[Recorded data]
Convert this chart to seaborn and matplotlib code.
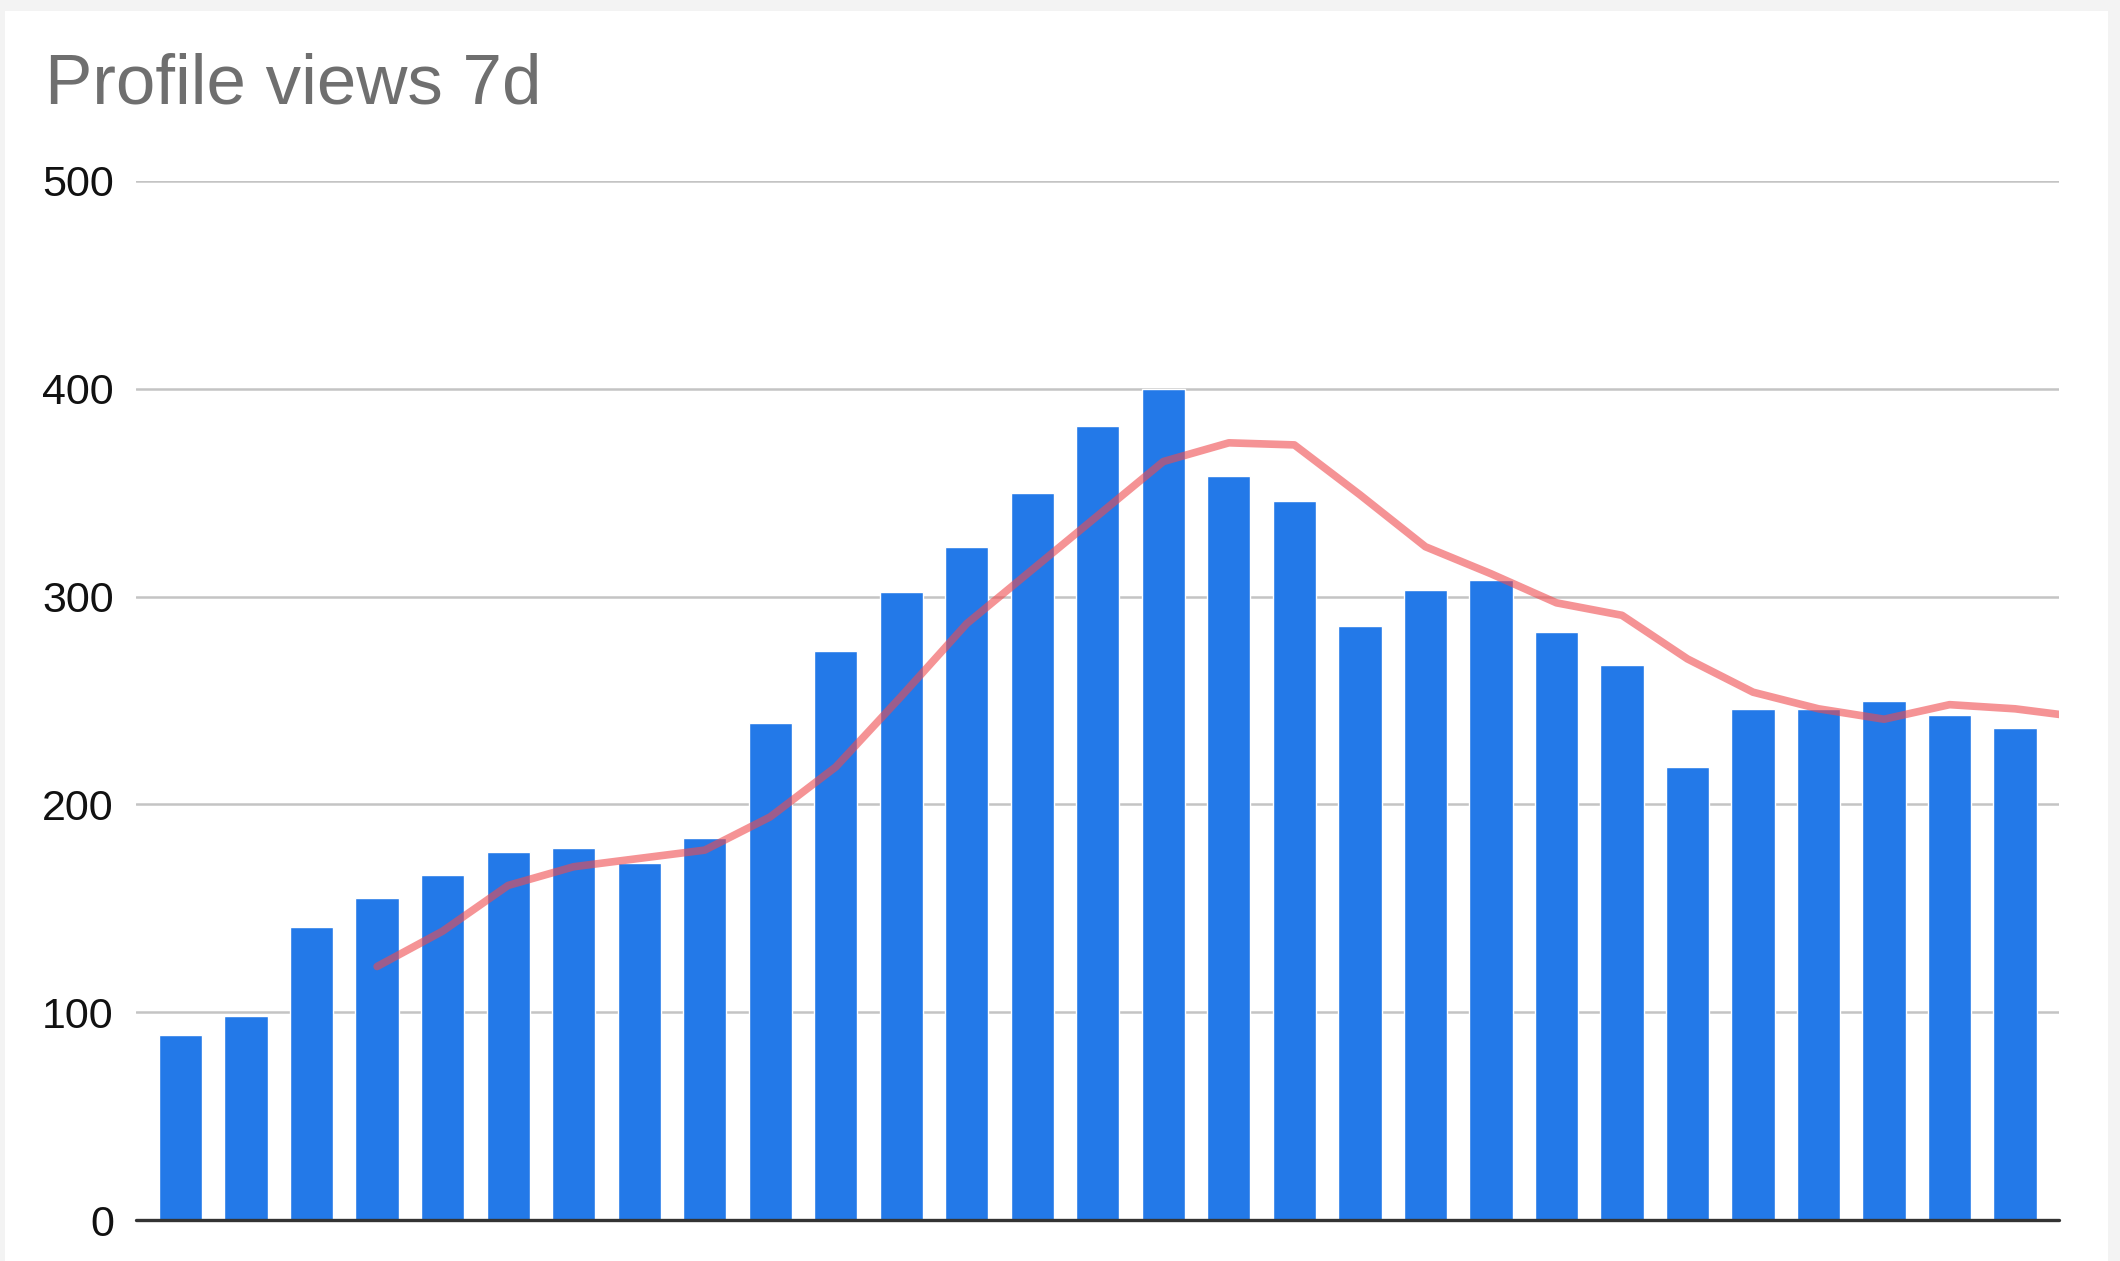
import numpy as np
import pandas as pd
import seaborn as sns
import matplotlib.pyplot as plt
from matplotlib.patches import Rectangle

# daily profile views (bars) and 7 day average (line)
days = list(range(29))
views = [89, 98, 141, 155, 166, 177, 179, 172, 184, 239,
         274, 302, 324, 350, 382, 400, 358, 346, 286, 303,
         308, 283, 267, 218, 246, 246, 250, 243, 237]
avg_days = list(range(3, 30))
avg_views = [122, 139, 161, 170, 174, 178, 194, 218, 252, 287,
             313, 339, 365, 374, 373, 349, 324, 311, 297, 291,
             270, 254, 246, 241, 248, 246, 242]
y_ticks = [0, 100, 200, 300, 400, 500]

bars_df = pd.DataFrame({'day': days, 'views': views})
line_df = pd.DataFrame({'day': avg_days, 'avg': avg_views})

sns.set_style('white')
plt.rcParams['font.family'] = ['Liberation Sans', 'DejaVu Sans']

fig = plt.figure(figsize=(21.2, 12.61), dpi=100, facecolor='#f3f3f3')

# white card behind the chart
bg = fig.add_axes([0, 0, 1, 1])
bg.set_axis_off()
bg.set_xlim(0, 1)
bg.set_ylim(0, 1)
bg.add_patch(Rectangle((5 / 2120, 0), (2108 - 5) / 2120, 1 - 11 / 1261,
                       facecolor='white', edgecolor='none'))

ax = fig.add_axes([136 / 2120, 1 - 1220 / 1261, (2059 - 136) / 2120, (1220 - 181) / 1261])
ax.set_facecolor('none')

sns.barplot(data=bars_df, x='day', y='views', color='#2379e8', saturation=1,
            width=0.66, ax=ax, zorder=2)
sns.lineplot(data=line_df, x='day', y='avg', color='#ef4b4f', alpha=0.6,
             linewidth=5.5, ax=ax, zorder=3)

ax.set_xlim(-0.68, 28.67)
ax.set_ylim(0, 500)
ax.set_yticks(y_ticks)
ax.set_yticklabels([str(t) for t in y_ticks], fontsize=31, color='#111111')
ax.tick_params(axis='y', length=0, pad=16)
ax.set_xticks([])
ax.set_xlabel('')
ax.set_ylabel('')
for s in ax.spines.values():
    s.set_visible(False)
for t in y_ticks[1:]:
    ax.axhline(t, color='#c4c4c4', linewidth=1.8, zorder=1)
ax.axhline(0, color='#333333', linewidth=2.4, zorder=4, clip_on=False)

fig.text(45 / 2120, 1 - 103 / 1261, 'Profile views 7d', fontsize=51,
         color='#6f6f6f', va='baseline', ha='left')

fig.savefig('out.png', dpi=100, facecolor=fig.get_facecolor())
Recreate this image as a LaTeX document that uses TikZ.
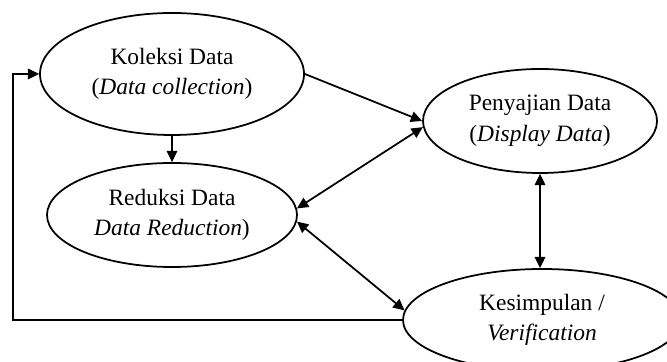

The request: Repeat the material above in full and exactly, apart from the pictures.

Written response:
Convert this chart to seaborn and matplotlib code.
import numpy as np
import pandas as pd
import seaborn as sns
import matplotlib.pyplot as plt
from matplotlib.patches import Rectangle

# daily profile views (bars) and 7 day average (line)
days = list(range(29))
views = [89, 98, 141, 155, 166, 177, 179, 172, 184, 239,
         274, 302, 324, 350, 382, 400, 358, 346, 286, 303,
         308, 283, 267, 218, 246, 246, 250, 243, 237]
avg_days = list(range(3, 30))
avg_views = [122, 139, 161, 170, 174, 178, 194, 218, 252, 287,
             313, 339, 365, 374, 373, 349, 324, 311, 297, 291,
             270, 254, 246, 241, 248, 246, 242]
y_ticks = [0, 100, 200, 300, 400, 500]

bars_df = pd.DataFrame({'day': days, 'views': views})
line_df = pd.DataFrame({'day': avg_days, 'avg': avg_views})

sns.set_style('white')
plt.rcParams['font.family'] = ['Liberation Sans', 'DejaVu Sans']

fig = plt.figure(figsize=(21.2, 12.61), dpi=100, facecolor='#f3f3f3')

# white card behind the chart
bg = fig.add_axes([0, 0, 1, 1])
bg.set_axis_off()
bg.set_xlim(0, 1)
bg.set_ylim(0, 1)
bg.add_patch(Rectangle((5 / 2120, 0), (2108 - 5) / 2120, 1 - 11 / 1261,
                       facecolor='white', edgecolor='none'))

ax = fig.add_axes([136 / 2120, 1 - 1220 / 1261, (2059 - 136) / 2120, (1220 - 181) / 1261])
ax.set_facecolor('none')

sns.barplot(data=bars_df, x='day', y='views', color='#2379e8', saturation=1,
            width=0.66, ax=ax, zorder=2)
sns.lineplot(data=line_df, x='day', y='avg', color='#ef4b4f', alpha=0.6,
             linewidth=5.5, ax=ax, zorder=3)

ax.set_xlim(-0.68, 28.67)
ax.set_ylim(0, 500)
ax.set_yticks(y_ticks)
ax.set_yticklabels([str(t) for t in y_ticks], fontsize=31, color='#111111')
ax.tick_params(axis='y', length=0, pad=16)
ax.set_xticks([])
ax.set_xlabel('')
ax.set_ylabel('')
for s in ax.spines.values():
    s.set_visible(False)
for t in y_ticks[1:]:
    ax.axhline(t, color='#c4c4c4', linewidth=1.8, zorder=1)
ax.axhline(0, color='#333333', linewidth=2.4, zorder=4, clip_on=False)

fig.text(45 / 2120, 1 - 103 / 1261, 'Profile views 7d', fontsize=51,
         color='#6f6f6f', va='baseline', ha='left')

fig.savefig('out.png', dpi=100, facecolor=fig.get_facecolor())
Recreate this image as a LaTeX document that uses TikZ.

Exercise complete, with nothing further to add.